Le réseau institué constitue un projet pilote au ministère de la santé qui précède même les textes d’application de la loi relative à la santé et c’est le premier réseau maladie chronique en Algérie.
Comment ce réseau sera- t-il organisé ?
Un projet aussi ambitieux doit être accompagné par la formation, par le renforcement du circuit de diagnostic, par l’éducation thérapeutique des patients. Le ministère va désigner un référent dans chaque wilaya qui va coordonner avec le centre de référence qui doit lui-même disposer d’une équipe pluridisciplinaire (hématologue, pédiatre, médecin biologique, rééducateur, orthopédiste, dentiste, infirmier …)
Quel est le rôle de l’association aujourd’hui et quelles sont ses actions ?
L’association nationale des hémophiles (ANHA) est très connue actuellement mais aussi reconnue au niveau national et international. Notre association s’est réellement distinguée dans toute la région Afrique-Moyen orient (selon les déclarations de la fédération mondiale de l’hémophilie) de par ses actions multiples envers les malades en matière de formation, éducation, mais aussi son rôle de plaidoyer pour faire connaitre les troubles de la coagulation auprès des autorités de santé, la médiatisation de l’hémophilie et des troubles hémorragiques.

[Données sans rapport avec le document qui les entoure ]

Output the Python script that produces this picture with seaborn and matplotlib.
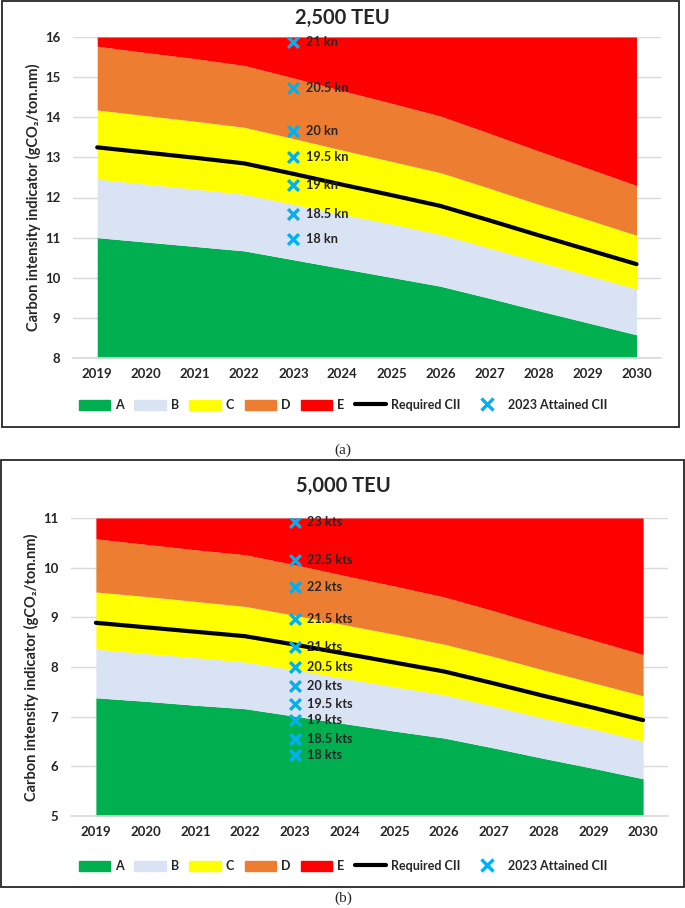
import numpy as np
import matplotlib
matplotlib.use('Agg')
import matplotlib.pyplot as plt
from matplotlib.patches import Patch, Rectangle
from matplotlib.lines import Line2D
import seaborn as sns

anos = ['2019', '2020', '2021', '2022', '2023', '2024', '2025', '2026', '2027', '2028', '2029', '2030']

# painel (a) 2,500 TEU
req_2500 = [13.25, 13.12, 12.99, 12.85, 12.59, 12.32, 12.06, 11.79, 11.43, 11.06, 10.70, 10.34]
a_2500 = [11.00, 10.89, 10.78, 10.67, 10.45, 10.23, 10.01, 9.79, 9.49, 9.18, 8.88, 8.58]
b_2500 = [12.46, 12.33, 12.21, 12.08, 11.83, 11.58, 11.34, 11.08, 10.74, 10.40, 10.06, 9.72]
c_2500 = [14.18, 14.04, 13.90, 13.75, 13.47, 13.18, 12.90, 12.62, 12.23, 11.83, 11.45, 11.06]
d_2500 = [15.77, 15.61, 15.46, 15.29, 14.98, 14.66, 14.35, 14.03, 13.60, 13.16, 12.73, 12.30]
vel_2500 = ['18', '18.5', '19', '19.5', '20', '20.5', '21']
cii_2500 = [10.96, 11.60, 12.30, 13.01, 13.66, 14.72, 15.88]

# painel (b) 5,000 TEU
req_5000 = [8.89, 8.80, 8.71, 8.62, 8.45, 8.27, 8.09, 7.91, 7.67, 7.42, 7.18, 6.93]
a_5000 = [7.38, 7.31, 7.23, 7.16, 7.01, 6.86, 6.71, 6.57, 6.37, 6.16, 5.96, 5.75]
b_5000 = [8.36, 8.27, 8.19, 8.10, 7.94, 7.77, 7.60, 7.44, 7.21, 6.97, 6.75, 6.51]
c_5000 = [9.51, 9.42, 9.32, 9.22, 9.04, 8.85, 8.66, 8.46, 8.21, 7.94, 7.68, 7.42]
d_5000 = [10.58, 10.47, 10.36, 10.26, 10.06, 9.84, 9.63, 9.41, 9.13, 8.83, 8.54, 8.25]
vel_5000 = ['18', '18.5', '19', '19.5', '20', '20.5', '21', '21.5', '22', '22.5', '23']
cii_5000 = [6.23, 6.56, 6.93, 7.26, 7.62, 8.00, 8.40, 8.96, 9.61, 10.15, 10.91]

cores = ['#00B050', '#DAE3F3', '#FFFF00', '#ED7D31', '#FF0000']
azul = '#00B0F0'

sns.set_style('white')
plt.rcParams['font.family'] = ['Lato', 'DejaVu Sans']
plt.rcParams['font.weight'] = 'bold'

W, H = 685, 908
fig = plt.figure(figsize=(W / 100, H / 100), dpi=100)


def eixo(esq, dir, topo, base):
    return fig.add_axes([esq / W, 1 - base / H, (dir - esq) / W, (base - topo) / H])


def painel(ax, req, a, b, c, d, vel, cii, unidade, ylim):
    x = np.arange(len(anos))
    limites = [np.full(len(x), ylim[0]), a, b, c, d, np.full(len(x), ylim[1])]
    for i, cor in enumerate(cores):
        ax.fill_between(x, limites[i], limites[i + 1], color=cor, lw=0, zorder=1)
    sns.lineplot(x=x, y=req, color='black', lw=3, ax=ax, zorder=3)
    sns.scatterplot(x=[4] * len(cii), y=cii, marker='x', color=azul, s=60, linewidth=2.4,
                    ax=ax, zorder=4)
    for v, y in zip(vel, cii):
        ax.annotate(f'{v} {unidade}', (4, y), xytext=(9, 0), textcoords='offset points',
                    va='center', ha='left', fontsize=9.2, fontweight='bold', zorder=5)

    ax.set_xlim(-0.5, len(anos) - 0.5)
    ax.set_ylim(*ylim)
    ax.set_xticks(x)
    ax.set_xticklabels(anos)
    ax.set_xticks(np.arange(-0.5, len(anos)), minor=True)
    ax.set_yticks(np.arange(ylim[0], ylim[1] + 1))
    ax.tick_params(axis='x', which='major', length=0, pad=7, labelsize=9.5)
    ax.tick_params(axis='x', which='minor', length=4, color='#bfbfbf', width=1)
    ax.tick_params(axis='y', length=0, pad=9, labelsize=9.5)
    for lbl in ax.get_xticklabels() + ax.get_yticklabels():
        lbl.set_fontweight('bold')
    ax.yaxis.grid(True, color='#d9d9d9', lw=1)
    ax.set_axisbelow(True)
    for s in ['top', 'right', 'left']:
        ax.spines[s].set_visible(False)
    ax.spines['bottom'].set_color('#d9d9d9')
    ax.spines['bottom'].set_linewidth(1.2)
    ax.set_ylabel('Carbon intensity indicator (gCO₂/ton.nm)', fontsize=10.5,
                  fontweight='bold', va='center')
    ax.yaxis.set_label_coords(-0.066, 0.5)


def legenda(y):
    handles = [Patch(color=c) for c in cores]
    handles.append(Line2D([], [], color='black', lw=3))
    handles.append(Line2D([], [], color=azul, marker='x', ls='', ms=8, mew=2.4))
    fig.legend(handles, ['A', 'B', 'C', 'D', 'E', 'Required CII', '2023 Attained CII'],
               loc='center', bbox_to_anchor=(343 / W, 1 - y / H), ncol=7, frameon=False,
               handlelength=2.5, handleheight=0.85, handletextpad=0.4,
               columnspacing=0.85, prop={'weight': 'bold', 'size': 9})


# painel superior
ax1 = eixo(72.7, 661, 37, 358)
painel(ax1, req_2500, a_2500, b_2500, c_2500, d_2500, vel_2500, cii_2500, 'kn', (8, 16))
fig.text(342 / W, 1 - 18 / H, '2,500 TEU', ha='center', va='center', fontsize=14.5, fontweight='bold')
legenda(405)
fig.patches.append(Rectangle((2 / W, 1 - 427 / H), 677 / W, 426 / H, transform=fig.transFigure,
                             fill=False, ec='#262626', lw=1.3))
fig.text(343 / W, 1 - 450 / H, '(a)', ha='center', va='center', fontsize=11,
         family='Liberation Serif', fontweight='normal')

# painel inferior
ax2 = eixo(71, 668, 518, 816)
painel(ax2, req_5000, a_5000, b_5000, c_5000, d_5000, vel_5000, cii_5000, 'kts', (5, 11))
fig.text(343 / W, 1 - 486 / H, '5,000 TEU', ha='center', va='center', fontsize=14.5, fontweight='bold')
legenda(866)
fig.patches.append(Rectangle((1 / W, 1 - 887 / H), 683 / W, 427 / H, transform=fig.transFigure,
                             fill=False, ec='#262626', lw=1.3))
fig.text(343 / W, 1 - 898 / H, '(b)', ha='center', va='center', fontsize=11,
         family='Liberation Serif', fontweight='normal')

fig.savefig('out.png', dpi=100)
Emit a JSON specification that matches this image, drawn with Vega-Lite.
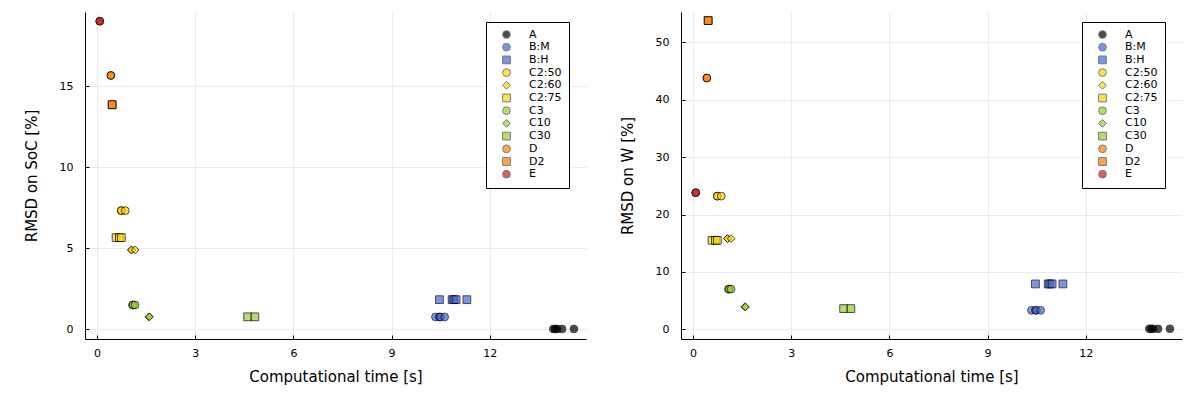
{
  "$schema": "https://vega.github.io/schema/vega-lite/v6.json",
  "padding": {"left": 24, "top": 12, "right": 8, "bottom": 10},
  "spacing": 34,
  "config": {
    "font": "DejaVu Sans",
    "view": {"stroke": null},
    "axis": {
      "domainColor": "black",
      "domainWidth": 1,
      "tickColor": "black",
      "tickSize": -4,
      "labelFontSize": 11,
      "labelColor": "black",
      "titleFontSize": 15,
      "titleFontWeight": "normal",
      "titleColor": "black",
      "gridColor": "#e6e6e6",
      "gridWidth": 0.8
    },
    "axisX": {"labelPadding": 12, "titlePadding": 11},
    "axisY": {"labelPadding": 16, "titlePadding": 20},
    "legend": {
      "orient": "none",
      "legendX": 401,
      "legendY": 10,
      "fillColor": "white",
      "strokeColor": "black",
      "padding": 7,
      "labelFontSize": 11,
      "labelColor": "black",
      "labelOffset": 17,
      "symbolOffset": 8,
      "rowPadding": -0.3,
      "symbolStrokeColor": "#444444",
      "symbolStrokeWidth": 1,
      "title": null
    }
  },
  "data": {
    "values": [
      {"m": "A", "t": 13.94, "soc": 0.02, "w": 0.08},
      {"m": "A", "t": 14.0, "soc": 0.02, "w": 0.08},
      {"m": "A", "t": 14.06, "soc": 0.02, "w": 0.08},
      {"m": "A", "t": 14.21, "soc": 0.02, "w": 0.08},
      {"m": "A", "t": 14.57, "soc": 0.02, "w": 0.08},
      {"m": "B:M", "t": 10.34, "soc": 0.76, "w": 3.3},
      {"m": "B:M", "t": 10.46, "soc": 0.76, "w": 3.3},
      {"m": "B:M", "t": 10.49, "soc": 0.76, "w": 3.3},
      {"m": "B:M", "t": 10.62, "soc": 0.76, "w": 3.3},
      {"m": "B:H", "t": 10.46, "soc": 1.83, "w": 7.9},
      {"m": "B:H", "t": 10.85, "soc": 1.83, "w": 7.9},
      {"m": "B:H", "t": 10.9, "soc": 1.83, "w": 7.9},
      {"m": "B:H", "t": 10.97, "soc": 1.83, "w": 7.9},
      {"m": "B:H", "t": 11.3, "soc": 1.83, "w": 7.9},
      {"m": "C2:50", "t": 0.74, "soc": 7.33, "w": 23.2},
      {"m": "C2:50", "t": 0.74, "soc": 7.33, "w": 23.2},
      {"m": "C2:50", "t": 0.86, "soc": 7.33, "w": 23.2},
      {"m": "C2:60", "t": 1.05, "soc": 4.9, "w": 15.8},
      {"m": "C2:60", "t": 1.05, "soc": 4.9, "w": 15.8},
      {"m": "C2:60", "t": 1.16, "soc": 4.9, "w": 15.8},
      {"m": "C2:75", "t": 0.58, "soc": 5.66, "w": 15.5},
      {"m": "C2:75", "t": 0.68, "soc": 5.66, "w": 15.5},
      {"m": "C2:75", "t": 0.74, "soc": 5.66, "w": 15.5},
      {"m": "C3", "t": 1.08, "soc": 1.5, "w": 7.0},
      {"m": "C3", "t": 1.1, "soc": 1.5, "w": 7.0},
      {"m": "C3", "t": 1.16, "soc": 1.5, "w": 7.0},
      {"m": "C10", "t": 1.58, "soc": 0.77, "w": 3.9},
      {"m": "C10", "t": 1.6, "soc": 0.77, "w": 3.9},
      {"m": "C30", "t": 4.6, "soc": 0.77, "w": 3.6},
      {"m": "C30", "t": 4.82, "soc": 0.77, "w": 3.6},
      {"m": "D", "t": 0.42, "soc": 15.68, "w": 43.8},
      {"m": "D", "t": 0.42, "soc": 15.68, "w": 43.8},
      {"m": "D2", "t": 0.46, "soc": 13.87, "w": 53.8},
      {"m": "D2", "t": 0.46, "soc": 13.87, "w": 53.8},
      {"m": "E", "t": 0.08, "soc": 19.03, "w": 23.8},
      {"m": "E", "t": 0.08, "soc": 19.03, "w": 23.8}
    ]
  },
  "resolve": {"legend": {"color": "independent", "shape": "independent", "size": "independent"}},
  "hconcat": [
    {
      "width": 501,
      "height": 327,
      "mark": {"type": "point", "filled": true, "opacity": 0.7, "stroke": "black", "strokeWidth": 1},
      "encoding": {
        "x": {
          "field": "t", "type": "quantitative", "title": "Computational time [s]",
          "scale": {"domain": [-0.37, 14.94], "nice": false, "zero": false},
          "axis": {"values": [0, 3, 6, 9, 12]}
        },
        "y": {
          "field": "soc", "type": "quantitative", "title": "RMSD on SoC [%]",
          "scale": {"domain": [-0.6, 19.6], "nice": false, "zero": false},
          "axis": {"values": [0, 5, 10, 15]}
        },
        "color": {
          "field": "m", "type": "nominal",
          "scale": {
            "domain": ["A", "B:M", "B:H", "C2:50", "C2:60", "C2:75", "C3", "C10", "C30", "D", "D2", "E"],
            "range": ["#000000", "#4169e1", "#4169e1", "#ffd700", "#ffd700", "#ffd700", "#9acd32", "#9acd32", "#9acd32", "#ff7f00", "#ff7f00", "#cc1a1a"]
          }
        },
        "shape": {
          "field": "m", "type": "nominal",
          "scale": {
            "domain": ["A", "B:M", "B:H", "C2:50", "C2:60", "C2:75", "C3", "C10", "C30", "D", "D2", "E"],
            "range": ["circle", "circle", "square", "circle", "diamond", "square", "circle", "diamond", "square", "circle", "square", "circle"]
          }
        },
        "size": {
          "field": "m", "type": "nominal",
          "scale": {
            "domain": ["A", "B:M", "B:H", "C2:50", "C2:60", "C2:75", "C3", "C10", "C30", "D", "D2", "E"],
            "range": [60, 60, 78, 60, 115, 78, 60, 115, 78, 60, 78, 60]
          }
        }
      }
    },
    {
      "width": 501,
      "height": 327,
      "mark": {"type": "point", "filled": true, "opacity": 0.7, "stroke": "black", "strokeWidth": 1},
      "encoding": {
        "x": {
          "field": "t", "type": "quantitative", "title": "Computational time [s]",
          "scale": {"domain": [-0.37, 14.94], "nice": false, "zero": false},
          "axis": {"values": [0, 3, 6, 9, 12]}
        },
        "y": {
          "field": "w", "type": "quantitative", "title": "RMSD on W [%]",
          "scale": {"domain": [-1.7, 55.3], "nice": false, "zero": false},
          "axis": {"values": [0, 10, 20, 30, 40, 50]}
        },
        "color": {
          "field": "m", "type": "nominal",
          "scale": {
            "domain": ["A", "B:M", "B:H", "C2:50", "C2:60", "C2:75", "C3", "C10", "C30", "D", "D2", "E"],
            "range": ["#000000", "#4169e1", "#4169e1", "#ffd700", "#ffd700", "#ffd700", "#9acd32", "#9acd32", "#9acd32", "#ff7f00", "#ff7f00", "#cc1a1a"]
          }
        },
        "shape": {
          "field": "m", "type": "nominal",
          "scale": {
            "domain": ["A", "B:M", "B:H", "C2:50", "C2:60", "C2:75", "C3", "C10", "C30", "D", "D2", "E"],
            "range": ["circle", "circle", "square", "circle", "diamond", "square", "circle", "diamond", "square", "circle", "square", "circle"]
          }
        },
        "size": {
          "field": "m", "type": "nominal",
          "scale": {
            "domain": ["A", "B:M", "B:H", "C2:50", "C2:60", "C2:75", "C3", "C10", "C30", "D", "D2", "E"],
            "range": [60, 60, 78, 60, 115, 78, 60, 115, 78, 60, 78, 60]
          }
        }
      }
    }
  ]
}
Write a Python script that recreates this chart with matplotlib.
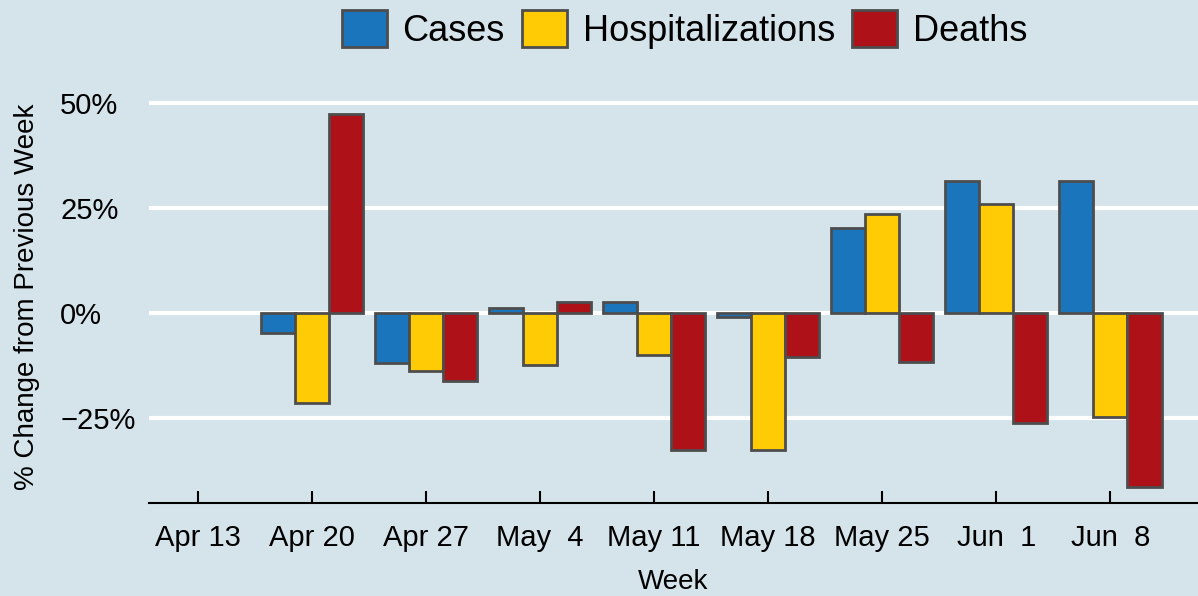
import matplotlib
matplotlib.use("Agg")
import matplotlib.pyplot as plt
import numpy as np

# weekly % change from previous week
weeks = ["Apr 13", "Apr 20", "Apr 27", "May  4", "May 11",
         "May 18", "May 25", "Jun  1", "Jun  8"]
cases = [np.nan, -4.8, -11.9, 1.2, 2.7, -0.9, 20.3, 31.3, 31.4]
hospitalizations = [np.nan, -21.4, -13.7, -12.4, -10.0, -32.6, 23.6, 25.9, -24.7]
deaths = [np.nan, 47.2, -16.0, 2.6, -32.6, -10.4, -11.6, -26.1, -41.2]

series = [("Cases", cases, "#1B75BC"),
          ("Hospitalizations", hospitalizations, "#FFCB05"),
          ("Deaths", deaths, "#AE1117")]

bg = "#D5E4EB"
edge = "#4D4D4D"

plt.rcParams["font.family"] = ["Liberation Sans", "DejaVu Sans"]

fig = plt.figure(figsize=(11.98, 5.96), dpi=100, facecolor=bg)
ax = fig.add_axes([0.1244, 0.156, 0.8756, 0.693], facecolor=bg)

x = np.arange(len(weeks))
width = 0.3
for i, (name, vals, color) in enumerate(series):
    ax.bar(x + (i - 1) * width, vals, width, color=color, edgecolor=edge,
           linewidth=2, label=name, zorder=3)

ax.set_xlim(-0.43, 8.77)
ax.set_ylim(-45.1, 53.0)
ax.set_yticks([-25, 0, 25, 50])
ax.set_yticklabels(["\u221225%", "0%", "25%", "50%"])
ax.set_xticks(x)
ax.set_xticklabels(weeks)

ax.grid(True, axis="y", color="white", linewidth=3, zorder=0)
ax.set_axisbelow(True)
for side in ["left", "right", "top"]:
    ax.spines[side].set_visible(False)
ax.spines["bottom"].set_linewidth(1.5)
ax.spines["bottom"].set_color("black")

ax.tick_params(axis="x", direction="in", length=9, width=1.5, pad=15,
               labelsize=21)
# y tick labels are left aligned at a common left edge
ax.tick_params(axis="y", length=0, pad=64, labelsize=21)
for lab in ax.get_yticklabels():
    lab.set_horizontalalignment("left")

ax.set_xlabel("Week", fontsize=20, labelpad=12)
ax.set_ylabel("% Change from Previous Week", fontsize=20)
ax.yaxis.set_label_coords(-0.104, 0.5)

fig.legend(loc="center", bbox_to_anchor=(0.5714, 0.951), ncol=3,
           frameon=False, fontsize=26, handlelength=1.25, handleheight=1.22,
           handletextpad=0.44, columnspacing=0.47)

fig.savefig("out.png", dpi=100, facecolor=bg)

La force de notre association vient du travail d’équipe des membres du bureau et de l’excellente collaboration entre eux. Un travail organisé et très structurée que l’on doit à la fédération mondiale de l’hémophilie.
Au niveau national : nous avons aussi un programme chargé en matière de formation médical dans les wilayas de l’intérieur du pays et les régions sud. Ainsi que de l’éducation thérapeutique des patients.
Au niveau international : Nous avons eu l’expérience de jumelage avec l’association malienne des hémophiles, un réel succès qui nous a donné beaucoup de notoriété et prochainement ça sera avec le Djibouti. Nous sommes aussi Mentor du Bénin dans le cadre d’un projet avec la fédération mondiale de l’hémophilie.
Nous avons assuré des formations sur les techniques du plaidoyer, la gouvernance associative, les relations avec les médias, les laboratoires pharmaceutiques, la sensibilisation… dans beaucoup de pays d’Afrique à l’exemple du Sénégal, le Togo, le Kenya. Nous sommes une réelle référence en Afrique.